Exhibition

Helen Pritchard: ‘Between Object and Place’

SMAC Art Gallery, Cape Town, South Africa
01 Aug 2013 - 05 Sep 2013

‘Between Object and Place’ is the solo exhibition by London-based South African artist Helen A Pritchard.

Except for a single work, a hand-moulded bronze relief of the word ‘breeze’ – a reference to the popular South African soap brand from the eighties, the exhibition is comprised of objects, paintings and sculptures with a decided geometric abstract twist.

Commercial packaging and consumerism informs the conceptual and formal basis for the exhibition. Spectator-awareness is another important aspect as Pritchard purposefully ‘packages’ the work to encourage participation and to entice a dialogue with the viewer.

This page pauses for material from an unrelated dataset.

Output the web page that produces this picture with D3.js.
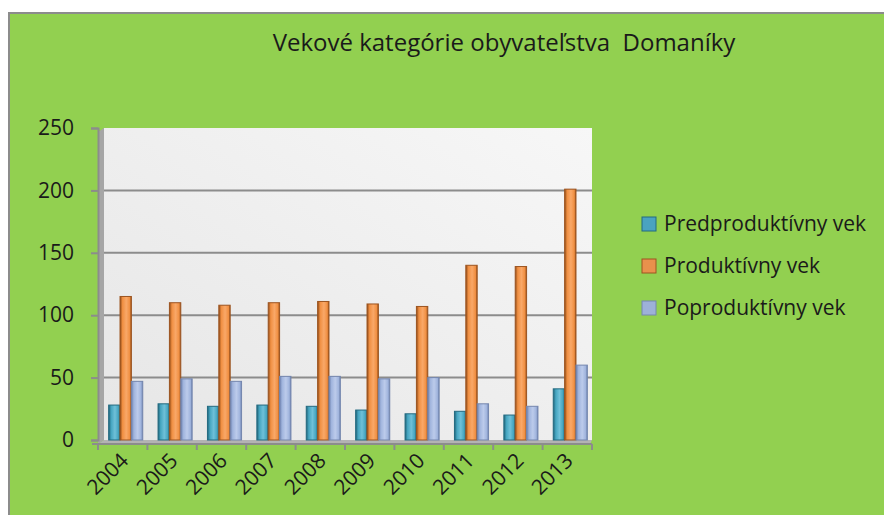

In ‘Between Object and Place’, Pritchard eagerly explores numerous dualisms: the difference between High and Low culture, hand-made and manufactured, figurative and abstract, intuitive and considered, structured and free-formed. The artist describes her inspiration for this body of work as the ‘languages of graphics in advertising, design and gestalt, form and balance of the everyday’ that she encountered growing up in the 1970s and 1980s in South Africa. Pritchard has taken inspiration from these visual languages and focused on ‘the decisions one has to consider within the formal constraints of paintings and its traditions.’ By using everyday packaging as her point of departure, Pritchard’s aim is to bring advertising back into the context of the gallery. ‘This constant play between High and Low culture finds us with an overall sublime experience of Minimalism, Modernism, Pop, postmodern appropriation and fetish.’

An intuitive selection process and experimentation is a critically intrinsic part of Pritchard’s art-making. The geometric layering of pigments onto a canvas provides depth. As the artist makes clear, ‘the work becomes itself, an object which claims an aura via its layered histories.’ There is an ambience of colours, which create ‘spatial value, perspective and depth through this immersive build up.’ Through this process, abstracted new objects materialize. Pritchard allows a freedom of interpretation of what is represented on the surface, often alluding to the figurative as well. For Pritchard, the history of layering the materials can be physically seen in the construction and deconstruction of the work, as she describes; ‘the editing process creates fragments of images and responds to memory of object and place.’